## TASK DESCRIPTION
Extract the lines from the start through the line that holds "# hari = day of year (1 = 1 Januari)", both included, omitting all images.
═════ SOURCE MATERIAL
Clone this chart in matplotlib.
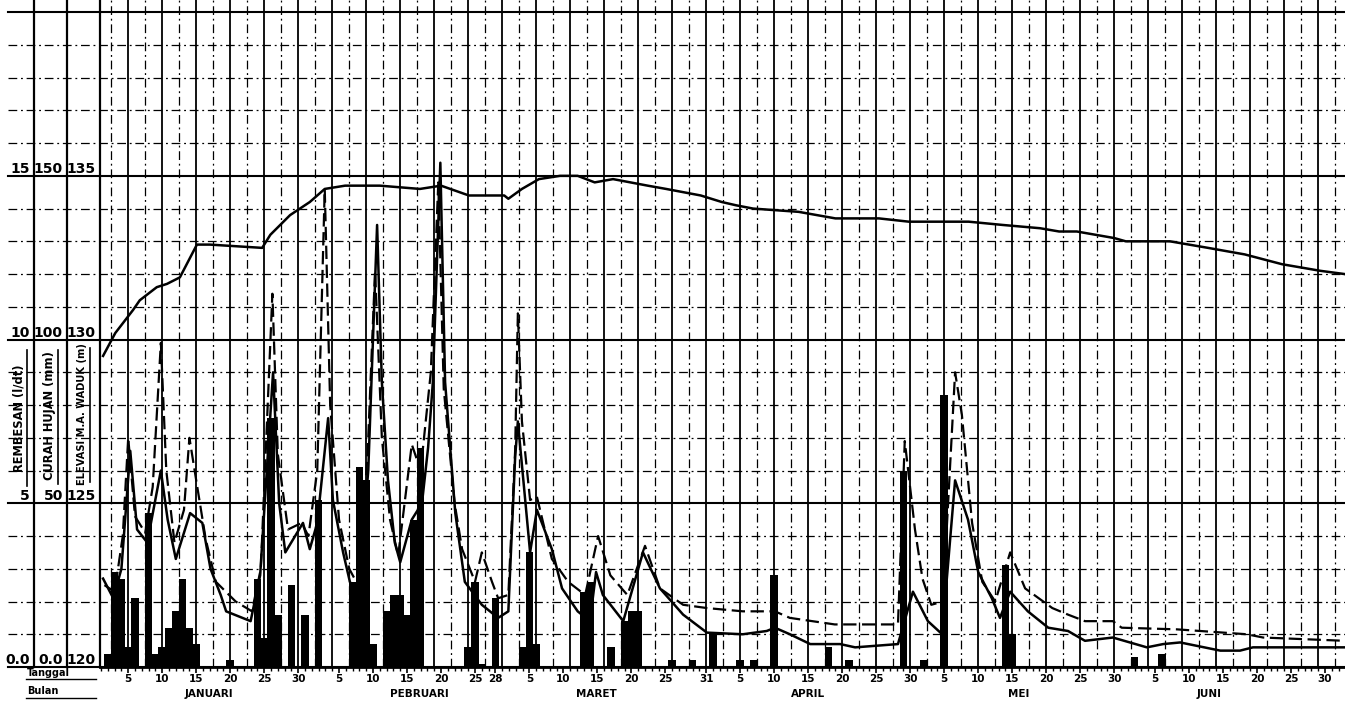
import numpy as np
import matplotlib.pyplot as plt
from matplotlib.lines import Line2D
from matplotlib.transforms import blended_transform_factory

# ============================================
# DATA
# ============================================
# hari = day of year (1 = 1 Januari)

# elevasi muka air waduk (m)
hari_elevasi = [1.3, 3.1, 5.7, 6.7, 9.2, 10.7, 12.6, 14.1, 15.1, 17.0, 24.7, 25.9, 28.8,
                31.7, 33.9, 36.9, 42.0, 47.9, 51.0, 55.1, 60.3, 60.9, 62.9, 65.4, 68.5,
                71.1, 73.6, 76.3, 81.4, 84.1, 89.2, 92.3, 94.4, 96.9, 103.6, 109.0, 115.4,
                119.8, 124.2, 126.4, 128.6, 133.6, 139.1, 141.9, 144.5, 150.0, 151.7,
                158.2, 163.8, 169.2, 174.7, 180.3, 183.9]
elevasi_waduk = [129.5, 130.2, 130.9, 131.2, 131.6, 131.7, 131.9, 132.5, 132.9, 132.9, 132.8,
                 133.2, 133.8, 134.2, 134.6, 134.7, 134.7, 134.6, 134.7, 134.4, 134.4, 134.3,
                 134.6, 134.9, 135.0, 135.0, 134.8, 134.9, 134.7, 134.6, 134.4, 134.2, 134.1,
                 134.0, 133.9, 133.7, 133.7, 133.6, 133.6, 133.6, 133.6, 133.5, 133.4, 133.3,
                 133.3, 133.1, 133.0, 133.0, 132.8, 132.6, 132.3, 132.1, 132.0]

# rembesan (l/dt) - garis penuh
hari_r1 = [1.3, 2.8, 4.0, 5.3, 6.3, 7.8, 9.8, 10.8, 12.0, 14.1, 15.9, 17.1, 18.6, 19.4,
           23.0, 24.4, 26.3, 27.2, 28.1, 30.7, 31.7, 32.8, 34.4, 35.1, 36.6, 37.6, 38.8,
           40.3, 41.6, 42.3, 43.2, 44.2, 45.0, 46.7, 48.2, 49.1, 49.8, 50.9, 51.6, 53.1,
           54.5, 57.0, 59.4, 60.9, 61.9, 62.3, 64.1, 65.1, 67.3, 68.8, 71.1, 72.9, 73.8,
           74.8, 77.8, 80.7, 83.2, 86.6, 90.1, 95.4, 98.9, 100.1, 102.3, 105.3, 109.7,
           111.9, 118.2, 120.4, 122.6, 124.7, 126.6, 128.5, 130.0, 132.0, 133.2, 134.7,
           137.3, 140.3, 143.2, 145.7, 149.8, 154.8, 157.2, 159.7, 165.6, 168.5, 170.4, 183.9]
rembesan_1 = [2.7, 2.1, 3.0, 6.6, 4.2, 3.8, 6.0, 4.5, 3.3, 4.7, 4.4, 3.0, 2.2, 1.7, 1.4,
              2.8, 9.0, 5.0, 3.5, 4.4, 3.6, 4.4, 7.6, 5.1, 3.5, 2.6, 2.2, 6.0, 13.5, 8.7,
              5.7, 3.8, 3.2, 4.5, 5.0, 6.7, 8.7, 15.4, 8.7, 4.7, 2.6, 1.9, 1.5, 1.7, 6.4,
              7.5, 3.5, 4.8, 3.6, 2.4, 1.7, 1.4, 2.9, 2.2, 1.4, 3.5, 2.4, 1.6, 1.05, 1.0,
              1.1, 1.2, 1.0, 0.7, 0.7, 0.6, 0.7, 2.3, 1.4, 1.0, 5.7, 4.5, 2.9, 2.1, 1.5,
              2.3, 1.7, 1.2, 1.1, 0.8, 0.9, 0.6, 0.7, 0.75, 0.5, 0.5, 0.6, 0.6]

# rembesan (l/dt) - garis putus-putus
hari_r2 = [1.5, 3.0, 4.2, 5.0, 6.0, 7.5, 8.6, 9.8, 10.6, 11.8, 13.2, 14.0, 15.0, 16.4,
           17.9, 20.8, 23.2, 24.5, 26.2, 27.0, 28.5, 30.5, 31.5, 32.8, 33.9, 34.7, 36.0,
           37.5, 38.8, 40.2, 41.3, 42.3, 43.5, 44.7, 46.7, 48.0, 49.5, 50.6, 51.4, 53.0,
           54.1, 56.0, 57.0, 58.5, 59.4, 60.9, 61.9, 62.3, 62.9, 64.1, 65.1, 67.3, 69.7,
           72.2, 74.1, 75.9, 78.4, 81.0, 83.2, 86.6, 90.1, 95.4, 100.1, 102.3, 108.9,
           118.2, 119.2, 120.7, 121.8, 123.1, 124.8, 126.6, 127.6, 129.1, 130.6, 132.5,
           134.7, 136.9, 140.9, 143.2, 145.7, 149.8, 151.1, 159.2, 169.5, 171.9, 183.9]
rembesan_2 = [2.5, 2.3, 4.0, 7.0, 4.6, 4.1, 5.5, 9.9, 6.0, 3.8, 4.8, 7.0, 5.7, 3.9, 2.6,
              2.0, 1.7, 3.0, 11.4, 6.5, 4.2, 4.4, 4.0, 6.0, 14.6, 8.0, 4.5, 3.0, 2.5, 6.5,
              12.1, 7.0, 4.5, 3.4, 6.8, 6.0, 9.0, 14.8, 8.5, 5.0, 3.6, 2.6, 3.5, 2.6, 2.1,
              2.2, 6.6, 10.8, 7.5, 5.1, 5.2, 3.3, 2.6, 2.2, 4.0, 2.8, 2.2, 3.7, 2.4, 1.9,
              1.8, 1.7, 1.7, 1.5, 1.3, 1.3, 6.9, 4.2, 2.7, 1.9, 2.0, 9.0, 7.7, 4.4, 2.6,
              2.0, 3.5, 2.4, 1.8, 1.6, 1.4, 1.4, 1.2, 1.15, 1.0, 0.9, 0.8]

# curah hujan harian (mm)
hari_hujan = [2, 3, 4, 5, 6, 8, 9, 10, 11, 12, 13, 14, 15, 20, 24, 25, 26, 27, 29, 31,
              33, 38, 39, 40, 41, 43, 44, 45, 46, 47, 48, 55, 56, 57, 59, 63, 64, 65, 72,
              73, 76, 78, 79, 80, 85, 88, 91, 95, 97, 100, 108, 111, 119, 122, 125, 134,
              135, 153, 157]
curah_hujan = [4, 29, 27, 6, 21, 47, 4, 6, 12, 17, 27, 12, 7, 2, 27, 9, 76, 16, 25, 16,
               51, 26, 61, 57, 7, 17, 22, 22, 16, 45, 67, 6, 26, 1, 21, 6, 35, 7, 23, 26,
               6, 14, 17, 17, 2, 2, 10, 2, 2, 28, 6, 2, 60, 2, 83, 31, 10, 3, 4]

# sumbu tanggal
tanggal_hari = [5, 10, 15, 20, 25, 30, 36, 41, 46, 51, 56, 59, 64, 69, 74, 79, 84, 90,
                95, 100, 105, 110, 115, 120, 125, 130, 135, 140, 145, 150, 156, 161,
                166, 171, 176, 181]
tanggal_label = ['5', '10', '15', '20', '25', '30', '5', '10', '15', '20', '25', '28',
                 '5', '10', '15', '20', '25', '31', '5', '10', '15', '20', '25', '30',
                 '5', '10', '15', '20', '25', '30', '5', '10', '15', '20', '25', '30']
bulan = ['JANUARI', 'PEBRUARI', 'MARET', 'APRIL', 'MEI', 'JUNI']
bulan_hari = [16.9, 47.8, 73.9, 105.0, 136.0, 164.0]

# ============================================
# FIGUR
# ============================================
W, H = 1345, 706
fig = plt.figure(figsize=(W / 100, H / 100), dpi=100)


def fx(px):
    return px / W


def fy(py):
    return 1 - py / H


ax = fig.add_axes([fx(100), fy(667), (W - 100) / W, 667 / H])
ax.set_xlim(0.85, 183.94)
ax.set_ylim(0, 20.37)
ax_h = ax.twinx()
ax_h.set_ylim(0, 203.7)
ax_e = ax.twinx()
ax_e.set_ylim(120, 140.37)

bold = dict(fontweight='bold', family='DejaVu Sans')

for a in (ax, ax_h, ax_e):
    for s in ('top', 'right', 'bottom'):
        a.spines[s].set_visible(False)
    a.spines['left'].set_visible(True)
    a.spines['left'].set_linewidth(1.6)
    a.yaxis.tick_left()
    a.tick_params(axis='y', length=0, pad=3, labelsize=10)
ax.spines['bottom'].set_visible(True)
ax.spines['bottom'].set_linewidth(2.0)
ax.spines['left'].set_position(('axes', -66 / 1245))
ax_h.spines['left'].set_position(('axes', -33 / 1245))

ax.set_yticks([0, 5, 10, 15], labels=['0.0', '5', '10', '15'])
ax_h.set_yticks([0, 50, 100, 150], labels=['0.0', '50', '100', '150'])
ax_e.set_yticks([120, 125, 130, 135], labels=['120', '125', '130', '135'])
for a in (ax, ax_h, ax_e):
    plt.setp(a.get_yticklabels(), va='bottom', fontweight='bold')

# --- grid kertas milimeter ---
trans = blended_transform_factory(ax.transAxes, ax.transData)
for v in range(0, 21):
    if v % 5 == 0:
        ax.plot([-92 / 1245, 1], [v, v], transform=trans, color='k', lw=1.5,
                clip_on=False, zorder=1)
    else:
        ax.plot([-92 / 1245, 1], [v, v], transform=trans, color='k', lw=0.9,
                ls=(0, (7, 3, 1.5, 3)), clip_on=False, zorder=1)
for d in range(5, 184, 5):
    ax.axvline(d, color='k', lw=1.3, zorder=1)
for d in np.arange(2.5, 184, 5):
    ax.axvline(d, color='k', lw=0.9, ls=(0, (7, 3, 1.5, 3)), zorder=1)

# --- sumbu x ---
ax.set_xticks(tanggal_hari, labels=tanggal_label)
ax.set_xticks(np.arange(1, 184), minor=True)
ax.tick_params(axis='x', which='major', length=4, width=1.2, pad=1, labelsize=7.5)
ax.tick_params(axis='x', which='minor', length=3, width=1.0)
plt.setp(ax.get_xticklabels(), fontweight='bold')

tb = blended_transform_factory(ax.transData, ax.transAxes)
for nama, d in zip(bulan, bulan_hari):
    ax.text(d, -27 / 667, nama, transform=tb, ha='center', va='center', fontsize=7.5, **bold)

# --- data ---
ax.plot(hari_r1, rembesan_1, color='k', lw=1.8, zorder=4)
ax.plot(hari_r2, rembesan_2, color='k', lw=1.6, ls=(0, (6, 2.5)), zorder=4)
ax_h.bar(hari_hujan, curah_hujan, width=1.1, color='k', zorder=3)
ax_e.plot(hari_elevasi, elevasi_waduk, color='k', lw=1.8, zorder=4)

# --- label sumbu kiri ---
fig.text(fx(19), fy(418), 'REMBESAN (l/dt)', rotation=90, ha='center', va='center',
         fontsize=8.3, **bold)
fig.text(fx(50), fy(416), 'CURAH HUJAN (mm)', rotation=90, ha='center', va='center',
         fontsize=8.3, **bold)
fig.text(fx(82), fy(414), 'ELEVASI M.A. WADUK (m)', rotation=90, ha='center', va='center',
         fontsize=7.1, **bold)
for xl, y0, y1 in [(27, 350, 486), (58, 350, 484), (90, 348, 482)]:
    fig.add_artist(Line2D([fx(xl), fx(xl)], [fy(y0), fy(y1)], color='k', lw=1.2))

fig.text(fx(27), fy(673), 'Tanggal', ha='left', va='center', fontsize=7, **bold)
fig.text(fx(27), fy(691), 'Bulan', ha='left', va='center', fontsize=7, **bold)
fig.add_artist(Line2D([fx(26), fx(96)], [fy(679), fy(679)], color='k', lw=1.0))
fig.add_artist(Line2D([fx(26), fx(96)], [fy(698), fy(698)], color='k', lw=1.0))

plt.savefig('out.png', dpi=100)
══════════
## ANSWER TO THIS EXERCISE
Clone this chart in matplotlib.
import numpy as np
import matplotlib.pyplot as plt
from matplotlib.lines import Line2D
from matplotlib.transforms import blended_transform_factory

# ============================================
# DATA
# ============================================
# hari = day of year (1 = 1 Januari)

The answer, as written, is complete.